Composé durant l’hiver 1895-1896, Lemminkäinen s’inspire du héros légendaire du Kalevala mais se libère largement des aspirations narratives et picturales d’un poème symphonique, tout comme des conventions formelles de la symphonie. Reprenant à son compte la tradition classique du développement motivique beethovénien, Sibelius dessine un nouveau chemin, nourri des audaces harmoniques de la modernité, comme de la sonorité orchestrale ample et dense de la tradition russe.  

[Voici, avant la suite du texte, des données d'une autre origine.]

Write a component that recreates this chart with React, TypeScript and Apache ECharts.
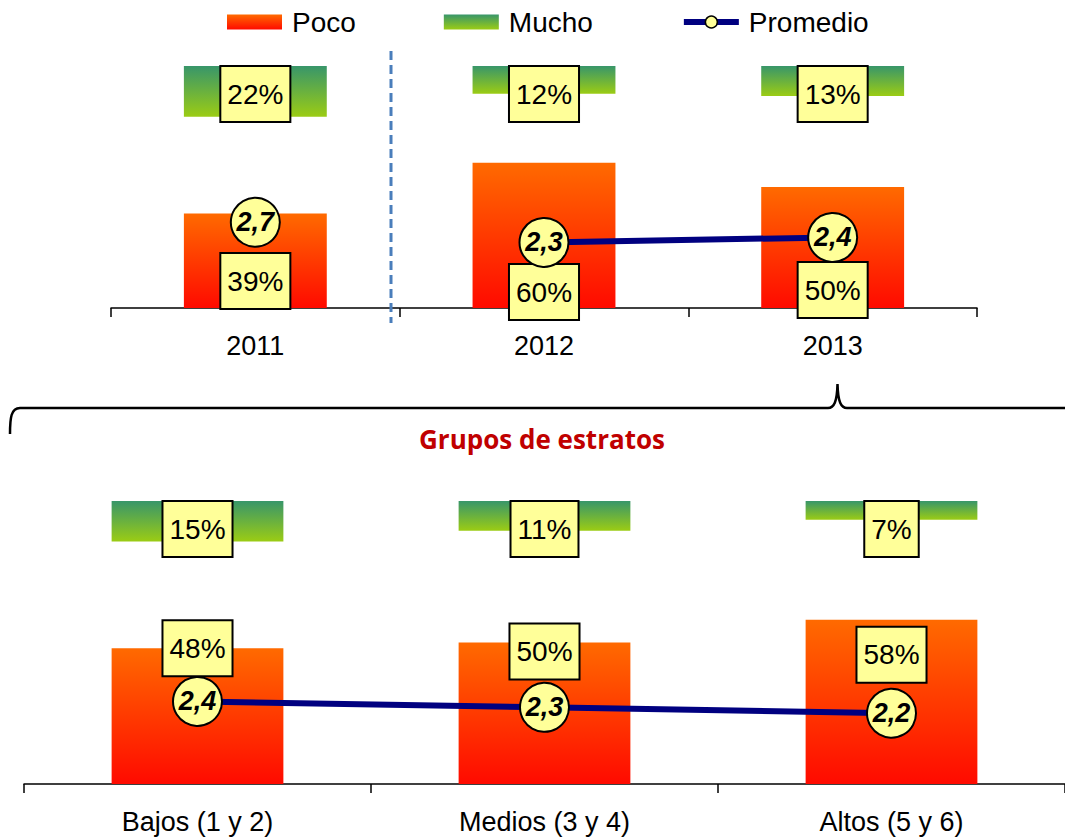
import React, { useEffect, useRef } from "react";
import * as echarts from "echarts";

const legendNames = ["Poco", "Mucho", "Promedio"];
const yearCats = ["2011", "2012", "2013"];
const pocoYears = [39, 60, 50];
const muchoYears = [22, 12, 13];
const promYears2011 = [2.7, "-", "-"];
const promYearsLater = ["-", 2.3, 2.4];

const groupCats = ["Bajos (1 y 2)", "Medios (3 y 4)", "Altos (5 y 6)"];
const pocoGroups = [48, 50, 58];
const muchoGroups = [15, 11, 7];
const promGroups = [2.4, 2.3, 2.2];

const groupTitle = "Grupos de estratos";

// label layout tweaks (not data)
const pocoTopOffsets = [0, 11, 9];
const pocoBottomOffsets = [-27, -18, 8];

const FONT = '"Liberation Sans", Arial, sans-serif';

const pocoGrad = () =>
  new echarts.graphic.LinearGradient(0, 0, 0, 1, [
    { offset: 0, color: "#FF6A00" },
    { offset: 1, color: "#FF0A00" },
  ]);
const muchoGrad = () =>
  new echarts.graphic.LinearGradient(0, 0, 0, 1, [
    { offset: 0, color: "#38966A" },
    { offset: 1, color: "#9BCC14" },
  ]);

const boxLabel = {
  show: true,
  formatter: "{c}%",
  fontFamily: FONT,
  fontSize: 28,
  lineHeight: 30,
  color: "#000",
  backgroundColor: "#FFFF99",
  borderColor: "#000",
  borderWidth: 2,
  padding: [12, 6, 12, 6],
};

const circleLabel = {
  show: true,
  position: "inside",
  fontFamily: FONT,
  fontSize: 27,
  fontWeight: "bold",
  fontStyle: "italic",
  color: "#000",
  formatter: (p: any) => String(p.value).replace(".", ","),
};

const braceD =
  "M10,434 C10,418 11,408 20,408 L828,408 C834,408 837,402 837.5,384 C838,402 841,408 847,408 L1070,408";

export default function App() {
  const ref = useRef<HTMLDivElement>(null);
  useEffect(() => {
    document.body.style.margin = "0";
    if (!ref.current) return;
    try {
      echarts.graphic.registerShape("brace", echarts.graphic.extendPath(braceD, {}) as any);
    } catch (e) {}
    const chart = echarts.init(ref.current, null, { renderer: "svg" });

    const catAxis = (gridIndex: number, data: string[]) => ({
      type: "category",
      gridIndex,
      data,
      boundaryGap: true,
      axisLine: { lineStyle: { color: "#000", width: 1.5 } },
      axisTick: { show: true, length: 9, lineStyle: { color: "#000", width: 1.5 } },
      axisLabel: { fontFamily: FONT, fontSize: 27, color: "#000", margin: 22, lineHeight: 32 },
      splitLine: { show: false },
    });
    const hiddenVal = (gridIndex: number, min: number, max: number, inverse = false) => ({
      type: "value",
      gridIndex,
      min,
      max,
      inverse,
      show: false,
      splitLine: { show: false },
    });

    const lineStyleSeries = (name: string, xi: number, yi: number, data: any[]) => ({
      name,
      type: "line",
      xAxisIndex: xi,
      yAxisIndex: yi,
      data,
      symbol: "circle",
      symbolSize: 49,
      showSymbol: true,
      lineStyle: { color: "#000080", width: 6 },
      itemStyle: { color: "#FFFF99", borderColor: "#000", borderWidth: 2 },
      label: circleLabel,
      z: 5,
    });

    const option: any = {
      animation: false,
      backgroundColor: "#fff",
      legend: {
        data: [
          { name: legendNames[0], icon: "rect" },
          { name: legendNames[1], icon: "rect" },
          {
            name: legendNames[2],
            itemStyle: { color: "#FFFF99", borderColor: "#000", borderWidth: 1.5 },
            lineStyle: { color: "#000080", width: 6 },
          },
        ],
        left: 222,
        top: 3,
        itemWidth: 55,
        itemHeight: 15,
        itemGap: 88,
        textStyle: { fontFamily: FONT, fontSize: 28, color: "#000", padding: [0, 0, 0, 5] },
      },
      grid: [
        { left: 111, right: 88, top: 66, height: 242, containLabel: false },
        { left: 24, right: -2, top: 501, height: 283, containLabel: false },
      ],
      xAxis: [catAxis(0, yearCats), catAxis(1, groupCats)],
      yAxis: [
        hiddenVal(0, 0, 100),
        hiddenVal(0, 0, 105, true),
        hiddenVal(0, 1, 5.8),
        hiddenVal(1, 0, 100),
        hiddenVal(1, 0, 105, true),
        hiddenVal(1, 1, 5.8),
      ],
      series: [
        {
          name: "Poco",
          type: "bar",
          xAxisIndex: 0,
          yAxisIndex: 0,
          barWidth: "49.5%",
          barGap: "-100%",
          itemStyle: { color: pocoGrad() },
          data: pocoYears.map((v, i) => ({
            value: v,
            label: { offset: [0, pocoTopOffsets[i]] },
          })),
          label: { ...boxLabel, position: "insideBottom", distance: 0 },
          z: 2,
        },
        {
          name: "Mucho",
          type: "bar",
          xAxisIndex: 0,
          yAxisIndex: 1,
          barWidth: "49.5%",
          barGap: "-100%",
          itemStyle: { color: muchoGrad() },
          data: muchoYears,
          label: { ...boxLabel, position: "insideTop", distance: 1 },
          z: 2,
        },
        lineStyleSeries("Promedio", 0, 2, promYears2011),
        lineStyleSeries("Promedio", 0, 2, promYearsLater),
        {
          name: "Poco",
          type: "bar",
          xAxisIndex: 1,
          yAxisIndex: 3,
          barWidth: "49.5%",
          barGap: "-100%",
          itemStyle: { color: pocoGrad() },
          data: pocoGroups.map((v, i) => ({
            value: v,
            label: { offset: [0, pocoBottomOffsets[i]] },
          })),
          label: { ...boxLabel, position: "insideTop", distance: 0 },
          z: 2,
        },
        {
          name: "Mucho",
          type: "bar",
          xAxisIndex: 1,
          yAxisIndex: 4,
          barWidth: "49.5%",
          barGap: "-100%",
          itemStyle: { color: muchoGrad() },
          data: muchoGroups,
          label: { ...boxLabel, position: "insideTop", distance: 1 },
          z: 2,
        },
        lineStyleSeries("Promedio", 1, 5, promGroups),
      ],
      graphic: [
        {
          type: "line",
          shape: { x1: 391, y1: 51, x2: 391, y2: 323 },
          style: { stroke: "#4A7EBB", lineWidth: 3, lineDash: [9, 5] },
          z: 10,
        },
        {
          type: "brace",
          x: 0,
          y: 0,
          style: { stroke: "#000", fill: null, lineWidth: 2.5 },
          z: 10,
        },
        {
          type: "text",
          x: 542,
          y: 439,
          style: {
            text: groupTitle,
            fill: "#C00000",
            font: 'bold 26px "Open Sans", sans-serif',
            align: "center",
            verticalAlign: "middle",
          },
          z: 10,
        },
      ],
    };
    chart.setOption(option);
    return () => chart.dispose();
  }, []);
  return <div ref={ref} style={{ width: 1065, height: 840 }} />;
}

Le premier mouvement esquisse les contours de la personnalité de Lemminkäinen, son goût immodéré des femmes et la puissance de sa passion : arrivé sur l’île de Saari à l’issue d’un douloureux périple, le guerrier s’y repose enfin, séduisant veuves et jeunes filles en courant d’amour en amour. À la manière d’un allegro de sonate, la pièce est construite sur deux thèmes contrastants : une mélodie d’un grand lyrisme portée en alternance par le hautbois solo et le quatuor de cors, qui traduit le caractère passionné du personnage, alterne avec un ensemble de ritournelles rapides et dansantes, d’essence populaire – traversées de couleurs modales, harmonisées sur pédales, elles évoquent les fêtes villageoises dans lesquelles se perd le personnage. 

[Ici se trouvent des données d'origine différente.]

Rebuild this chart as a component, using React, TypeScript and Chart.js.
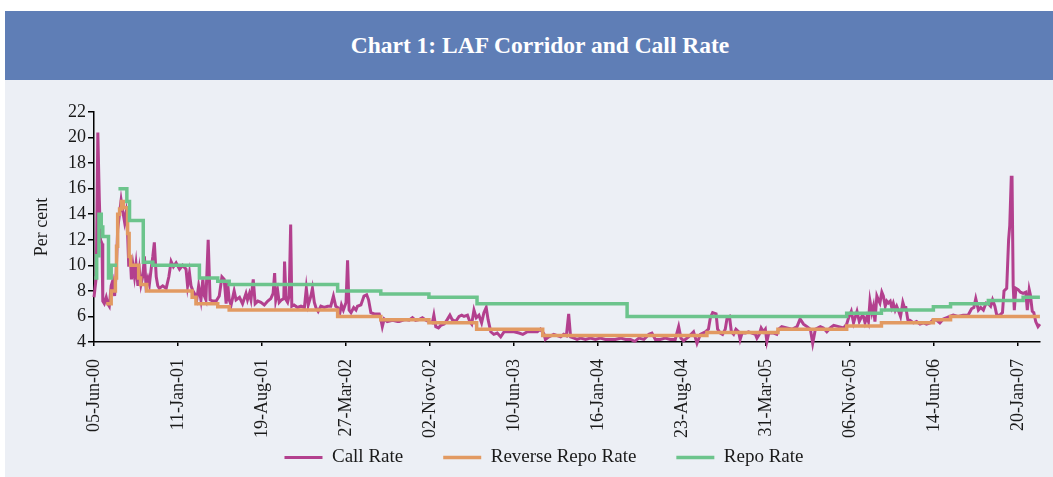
import React, { useEffect, useRef } from "react";
import { Chart, registerables } from "chart.js";

Chart.register(...registerables);

// x values are days counted from 05-Jun-2000
const tickDays = [0, 220, 440, 660, 880, 1100, 1320, 1540, 1760, 1980, 2200, 2420];
const tickLabels = [
  "05-Jun-00", "11-Jan-01", "19-Aug-01", "27-Mar-02", "02-Nov-02", "10-Jun-03",
  "16-Jan-04", "23-Aug-04", "31-Mar-05", "06-Nov-05", "14-Jun-06", "20-Jan-07",
];

const callDays = [
  0, 6, 10, 14, 17, 21, 23, 27, 32, 36, 40, 45, 49, 54, 58, 62, 67, 71, 75, 80,
  84, 88, 91, 95, 98, 102, 106, 110, 115, 119, 123, 128, 132, 136, 141, 145, 150, 154, 158, 163,
  167, 171, 180, 189, 196, 202, 208, 215, 224, 232, 241, 245, 250, 254, 259, 263, 269, 274, 280, 285,
  289, 293, 299, 304, 311, 320, 328, 335, 341, 346, 350, 354, 359, 367, 372, 381, 389, 398,
  402, 407, 411, 417, 422, 429, 437, 446, 455, 463, 469, 473, 476, 481, 485, 491, 497, 499, 503, 507,
  511, 515, 518, 524, 533, 542, 551, 556, 561, 568, 572, 577, 581, 587, 594, 603, 612, 620, 627, 633,
  638, 644, 648, 653, 660, 664, 668, 673, 680, 686, 690, 699, 707, 714, 719, 725, 734, 747, 751, 755,
  760, 768, 782, 795,
  799, 808, 816, 825, 834, 842, 851, 860, 869, 877, 886, 890, 895, 902, 908, 917, 925, 932, 938, 947,
  956, 963, 969, 978, 984, 989, 995, 1001, 1008, 1015, 1021, 1027, 1032, 1039, 1047, 1056, 1065, 1074, 1087, 1100,
  1113, 1123, 1135, 1148, 1161, 1169, 1178, 1182, 1191,
  1204, 1213, 1222, 1230, 1237, 1243, 1248, 1257, 1265, 1274, 1287, 1300, 1313, 1326, 1339, 1352, 1365, 1379, 1392, 1405,
  1416, 1427, 1440, 1453, 1461, 1470, 1483, 1496, 1509, 1522, 1531, 1537, 1544, 1557, 1570, 1575, 1579, 1588, 1601,
  1609, 1614, 1620, 1629, 1633, 1640, 1646, 1653, 1658, 1664, 1669, 1675, 1681, 1688, 1692, 1697, 1706, 1714, 1723, 1732,
  1736, 1742, 1747, 1753, 1758, 1762, 1767, 1780, 1788, 1793, 1801, 1814, 1828, 1841, 1849, 1858, 1867, 1876, 1882, 1889,
  1902, 1910, 1919, 1928, 1937, 1950, 1963, 1971, 1976, 1983, 1989, 1998, 2004, 2012,
  2015, 2019, 2024, 2028, 2032, 2037, 2041, 2045, 2050, 2054, 2058, 2063, 2067, 2072, 2076, 2080, 2085, 2089, 2093, 2098,
  2102, 2106, 2112, 2118, 2122, 2126, 2131, 2137, 2146, 2154, 2163, 2172, 2180, 2189, 2198, 2207, 2215, 2224, 2233, 2241,
  2250, 2263, 2276, 2289, 2298, 2304, 2309, 2316, 2322, 2329, 2336, 2342, 2348, 2353, 2359, 2364, 2372, 2379, 2383, 2390,
  2395, 2398, 2402, 2404, 2407, 2410, 2414, 2420, 2426, 2433, 2440, 2444, 2449, 2452, 2457, 2461, 2466, 2472, 2477,
];
const callRates = [
  7.5, 9.1, 20.4, 15.1, 12.0, 11.7, 7.2, 7.0, 7.5, 7.0, 6.8, 8.4, 8.8, 7.6, 9.4, 12.8, 14.1, 15.1, 14.3, 13.4,
  14.1, 12.5, 9.9, 10.7, 8.9, 10.0, 9.1, 10.1, 8.4, 9.6, 8.5, 9.2, 10.7, 8.5, 9.0, 8.5, 9.8, 10.7, 11.8, 9.1,
  8.4, 8.2, 8.4, 8.2, 9.1, 10.3, 9.9, 10.2, 9.7, 10.0, 9.7, 8.4, 9.4, 8.4, 8.0, 7.8, 7.3, 8.4, 7.3, 8.9,
  7.6, 7.3, 12.0, 7.3, 7.2, 7.2, 7.6, 9.1, 8.9, 7.0, 8.6, 7.3, 6.9, 8.0, 7.3, 7.5, 7.0, 7.8,
  7.3, 7.8, 7.3, 8.9, 7.0, 7.2, 7.1, 6.9, 7.2, 7.4, 7.8, 9.4, 7.3, 8.0, 7.1, 7.3, 7.4, 10.3, 7.3, 7.1,
  7.6, 13.2, 6.8, 6.9, 6.7, 6.8, 6.7, 8.2, 6.9, 7.6, 8.2, 7.1, 6.7, 6.4, 6.8, 6.7, 6.8, 6.8, 7.6, 6.8,
  6.7, 6.3, 6.9, 6.5, 7.1, 10.4, 6.5, 6.3, 6.7, 6.5, 6.8, 6.9, 7.6, 7.7, 7.3, 6.3, 6.2, 6.2, 5.8, 5.2,
  5.8, 5.6, 5.7, 5.6,
  5.6, 5.7, 5.75, 5.7, 5.9, 5.7, 5.75, 5.9, 5.7, 5.6, 5.5, 6.1, 5.2, 5.1, 5.3, 5.4, 5.75, 6.1, 5.75, 5.6,
  6.0, 6.1, 6.0, 6.1, 5.6, 5.4, 6.5, 5.9, 6.1, 5.5, 6.3, 6.7, 5.75, 4.8, 4.6, 4.7, 4.4, 4.8, 4.8, 4.8,
  4.7, 4.6, 4.8, 4.8, 4.8, 5.0, 4.65, 4.2, 4.4,
  4.6, 4.5, 4.4, 4.6, 4.5, 6.2, 4.4, 4.3, 4.2, 4.3, 4.2, 4.3, 4.2, 4.3, 4.2, 4.2, 4.2, 4.3, 4.2, 4.2,
  4.05, 4.3, 4.2, 4.6, 4.7, 4.2, 4.2, 4.3, 4.2, 4.2, 5.2, 4.3, 4.1, 4.4, 4.8, 4.3, 3.9, 4.6, 4.8,
  5.0, 5.9, 6.3, 6.2, 5.0, 4.7, 4.6, 5.0, 5.9, 6.0, 4.8, 4.6, 5.0, 4.8, 4.2, 4.7, 4.7, 4.8, 4.7, 4.6,
  4.3, 4.6, 5.1, 4.8, 5.0, 4.05, 4.7, 4.7, 4.6, 5.0, 5.2, 5.1, 5.0, 5.2, 5.8, 5.4, 5.2, 5.0, 3.9, 5.0,
  5.2, 5.1, 4.8, 5.1, 5.3, 5.2, 5.1, 5.4, 5.9, 6.4, 5.5, 6.4, 5.6, 6.1,
  6.0, 5.5, 6.0, 5.6, 7.2, 6.3, 6.8, 5.6, 7.6, 7.3, 7.05, 7.9, 7.6, 6.8, 7.2, 7.05, 7.2, 6.7, 7.05, 6.5,
  6.8, 6.5, 6.0, 7.1, 6.7, 6.7, 5.75, 5.7, 5.5, 5.6, 5.4, 5.5, 5.4, 5.5, 5.75, 5.7, 5.5, 5.8, 5.9, 6.0,
  6.1, 6.0, 6.1, 6.1, 6.6, 6.7, 7.4, 6.5, 6.7, 6.5, 7.05, 7.0, 6.8, 7.3, 6.8, 6.1, 6.1, 6.3, 8.0, 8.2,
  12.0, 13.1, 16.9, 16.9, 8.4, 6.5, 8.2, 8.1, 7.9, 7.8, 7.9, 6.5, 8.1, 7.7, 6.4, 6.3, 5.6, 5.2, 5.4,
];

// step series: value holds from its day until the next listed day
const revRepoDays = [32, 45, 56, 59, 62, 67, 72, 77, 88, 92, 96, 117, 122, 138, 257, 267, 324, 354, 638, 751, 877, 1002, 1175, 1605, 1791, 1971, 2062, 2198, 2243, 2477];
const revRepoRates = [7.0, 8.0, 9.0, 11.5, 14.0, 14.4, 15.0, 14.5, 12.5, 10.7, 10.0, 9.0, 8.5, 8.0, 7.5, 7.0, 6.75, 6.5, 6.0, 5.75, 5.5, 5.0, 4.5, 4.75, 5.0, 5.25, 5.5, 5.75, 6.0, 6.0];

const repoDays = [1, 7, 13, 19, 23, 38, 45, 60, 62, 64, 86, 93, 129, 154, 276, 324, 354, 638, 751, 877, 1003, 1396, 1971, 2062, 2198, 2243, 2342, 2433, 2477];
const repoRates = [9.0, 10.75, 14.0, 13.0, 12.25, 9.0, 10.0, 10.0, null, 16.0, 15.0, 13.5, 10.25, 10.0, 9.0, 8.75, 8.5, 8.0, 7.75, 7.5, 7.0, 6.0, 6.25, 6.5, 6.75, 7.0, 7.25, 7.5, 7.5];

const CALL_COLOR = "#b3408e";
const REV_COLOR = "#e29a62";
const REPO_COLOR = "#6cc48c";
const TEXT_COLOR = "#1a1a1a";
const SERIF = "'Liberation Serif', 'Times New Roman', serif";

// let the rotated x-axis labels run down into the (empty) space above the legend
const extendXLabelArea = {
  id: "extendXLabelArea",
  afterLayout(chart: any) {
    const x = chart.scales.x;
    if (x) x.bottom = chart.height - 28;
  },
};

export default function App() {
  const canvasRef = useRef<HTMLCanvasElement>(null);

  useEffect(() => {
    document.body.style.margin = "0";
    const canvas = canvasRef.current;
    if (!canvas) return;
    const font = { family: SERIF, size: 18 };
    const legendFont = { family: SERIF, size: 19 };
    const toPts = (xs: number[], ys: (number | null)[]) => xs.map((x, i) => ({ x, y: ys[i] }));

    const chart = new Chart(canvas, {
      type: "line",
      data: {
        datasets: [
          {
            label: "Call Rate",
            data: toPts(callDays, callRates),
            borderColor: CALL_COLOR,
            backgroundColor: CALL_COLOR,
            borderWidth: 3,
            pointRadius: 0,
            tension: 0,
            order: 3,
            clip: false,
          },
          {
            label: "Reverse Repo Rate",
            data: toPts(revRepoDays, revRepoRates),
            borderColor: REV_COLOR,
            backgroundColor: REV_COLOR,
            borderWidth: 3.5,
            pointRadius: 0,
            stepped: true,
            order: 2,
          },
          {
            label: "Repo Rate",
            data: toPts(repoDays, repoRates),
            borderColor: REPO_COLOR,
            backgroundColor: REPO_COLOR,
            borderWidth: 3.5,
            pointRadius: 0,
            stepped: true,
            order: 1,
          },
        ],
      } as any,
      options: {
        animation: false,
        responsive: false,
        maintainAspectRatio: false,
        devicePixelRatio: 1,
        layout: { padding: { left: 46, right: 11, top: 32, bottom: 0 } },
        plugins: {
          legend: {
            position: "bottom",
            labels: {
              usePointStyle: true,
              pointStyle: "line",
              pointStyleWidth: 38,
              padding: 40,
              font: legendFont,
              color: TEXT_COLOR,
              sort: (a: any, b: any) => a.datasetIndex - b.datasetIndex,
            },
          },
          tooltip: { enabled: false },
        },
        scales: {
          x: {
            type: "linear",
            min: 0,
            max: 2477,
            afterBuildTicks: (s: any) => {
              s.ticks = tickDays.map((v) => ({ value: v }));
            },
            afterFit: (s: any) => {
              s.height = 66;
            },
            ticks: {
              autoSkip: false,
              minRotation: 90,
              maxRotation: 90,
              padding: 13,
              font,
              color: TEXT_COLOR,
              callback: (_v: any, i: number) => tickLabels[i] ?? "",
            },
            grid: { drawOnChartArea: false, tickLength: 4, color: "#000", lineWidth: 1.5 },
            border: { display: true, color: "#000", width: 1.5 },
          },
          y: {
            min: 4,
            max: 22,
            afterFit: (s: any) => {
              s.width = 48;
            },
            ticks: { stepSize: 2, padding: 2, font, color: TEXT_COLOR },
            grid: { drawOnChartArea: false, tickLength: 6, color: "#000", lineWidth: 1.5 },
            border: { display: true, color: "#000", width: 1.5 },
            title: {
              display: true,
              text: "Per cent",
              font,
              color: TEXT_COLOR,
              padding: { top: -15, bottom: 0 },
            },
          },
        },
      } as any,
      plugins: [extendXLabelArea],
    });
    return () => chart.destroy();
  }, []);

  return (
    <div style={{ position: "fixed", left: 0, top: 0, width: 1053, height: 477, background: "#ffffff", overflow: "hidden" }}>
      <div style={{ position: "absolute", left: 5, top: 11, width: 1048, height: 466, background: "#eceff5" }} />
      <div
        style={{
          position: "absolute",
          left: 5,
          top: 11,
          width: 1048,
          height: 69,
          boxSizing: "border-box",
          paddingLeft: 22,
          background: "#5f7eb6",
          display: "flex",
          alignItems: "center",
          justifyContent: "center",
          color: "#ffffff",
          fontFamily: SERIF,
          fontWeight: "bold",
          fontSize: 23.5,
        }}
      >
        Chart 1: LAF Corridor and Call Rate
      </div>
      <canvas
        ref={canvasRef}
        width={1053}
        height={397}
        style={{ position: "absolute", left: 0, top: 80, width: 1053, height: 397 }}
      />
    </div>
  );
}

Le deuxième mouvement (qui occupait la troisième place dans la suite jusqu’à la révision de 1954) est le plus célèbre de l’œuvre, et le plus radical sur le plan stylistique. Empreint d’un impressionnant statisme harmonique (dominé par la tonalité de la mineur), il dépeint l’immobilité du monde de la mort (Tuoni dans le Kalevala), bordé par fleuve Tuonela. Le nautonier de ces enfers nordiques, un grand cygne noir, glisse en chantant sur ses eaux agitées, incarné par un somptueux solo de cor anglais évoluant sur des nappes de cordes. Sibelius fractionne l’orchestre par des divisi audacieux (dix-sept parties de cordes !), et utilise différents artifices d’orchestration (ostinatos de cordes en pizzicatos, crescendos avec sourdines, roulements de timbales pianissimo, trémolos) et d’harmonisation (mouvements chromatiques) pour créer une atmosphère frémissante particulièrement originale. Une cohésion presque organique s’en dégage, alors même que la pièce ne se coule dans aucun modèle formel identifiable mais procède plutôt par transformation lente de motifs interdépendants.

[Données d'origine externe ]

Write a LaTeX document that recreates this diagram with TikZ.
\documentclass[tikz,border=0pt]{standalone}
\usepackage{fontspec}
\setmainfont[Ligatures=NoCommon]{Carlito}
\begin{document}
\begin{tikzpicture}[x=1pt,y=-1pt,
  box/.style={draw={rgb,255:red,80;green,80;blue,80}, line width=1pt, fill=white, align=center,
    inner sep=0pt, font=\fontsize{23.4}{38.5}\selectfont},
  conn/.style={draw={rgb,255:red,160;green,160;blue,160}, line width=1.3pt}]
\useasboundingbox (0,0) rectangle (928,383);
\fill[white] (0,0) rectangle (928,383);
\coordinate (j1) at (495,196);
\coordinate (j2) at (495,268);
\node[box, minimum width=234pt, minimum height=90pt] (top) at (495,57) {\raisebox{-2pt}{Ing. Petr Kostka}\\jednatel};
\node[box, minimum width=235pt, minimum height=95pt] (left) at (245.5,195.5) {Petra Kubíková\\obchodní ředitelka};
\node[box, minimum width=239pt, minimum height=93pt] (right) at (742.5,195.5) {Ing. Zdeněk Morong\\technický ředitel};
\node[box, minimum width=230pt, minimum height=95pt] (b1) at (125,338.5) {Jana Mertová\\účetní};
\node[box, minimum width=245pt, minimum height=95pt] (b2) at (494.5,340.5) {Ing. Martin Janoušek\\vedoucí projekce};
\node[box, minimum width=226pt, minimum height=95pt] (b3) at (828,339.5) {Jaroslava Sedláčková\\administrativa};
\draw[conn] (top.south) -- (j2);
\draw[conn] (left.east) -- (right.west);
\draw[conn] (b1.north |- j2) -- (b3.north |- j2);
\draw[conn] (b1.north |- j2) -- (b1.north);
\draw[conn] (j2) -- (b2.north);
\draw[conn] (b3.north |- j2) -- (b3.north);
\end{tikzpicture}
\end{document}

Dans le troisième mouvement, Lemminkäinen s’attaque au cygne de Tuonela mais échoue à le tuer, et, bientôt, les restes déchiquetés du héros flottent dans le fleuve infernal, jusqu’à ce que sa mère parvienne à les rassembler et lui redonner vie en faisant appel à la bienveillance du dieu Ukko. Sibelius traduit tout le drame de l’épisode par un mouvement haletant, polyphoniquement complexe par la superposition de couches sonores d’une grande variété rythmique. 

Si le troisième mouvement peut s’assimiler au traditionnel scherzo d’une symphonie romantique, le finale de la suite échappe à toute classification formelle. Mouvement perpétuel de doubles croches, il fonctionne selon un processus d’accumulation thématique singulièrement moderne, tendant vers un unique but final, le retour de la tonalité principale enfin stabilisée symbolisant le retour de Lemminkäinen sur ses terres natales à l’issue d’une folle chevauchée. 

– C. M.

* Carélianisme 
Dans les années 1890, les carélianistes rendaient un hommage particulier à la région de Carélie, alors en majeure partie aux mains des Russes, à l’est des frontières légales de la Finlande. Région essentiellement préservée de la modernité industrielle, elle était vue comme un espace conservant ses traditions les plus authentiques, notamment en matière de musique et de poésie, et avait été la source de la plupart des différents chants du Kalevala (publié en 1835).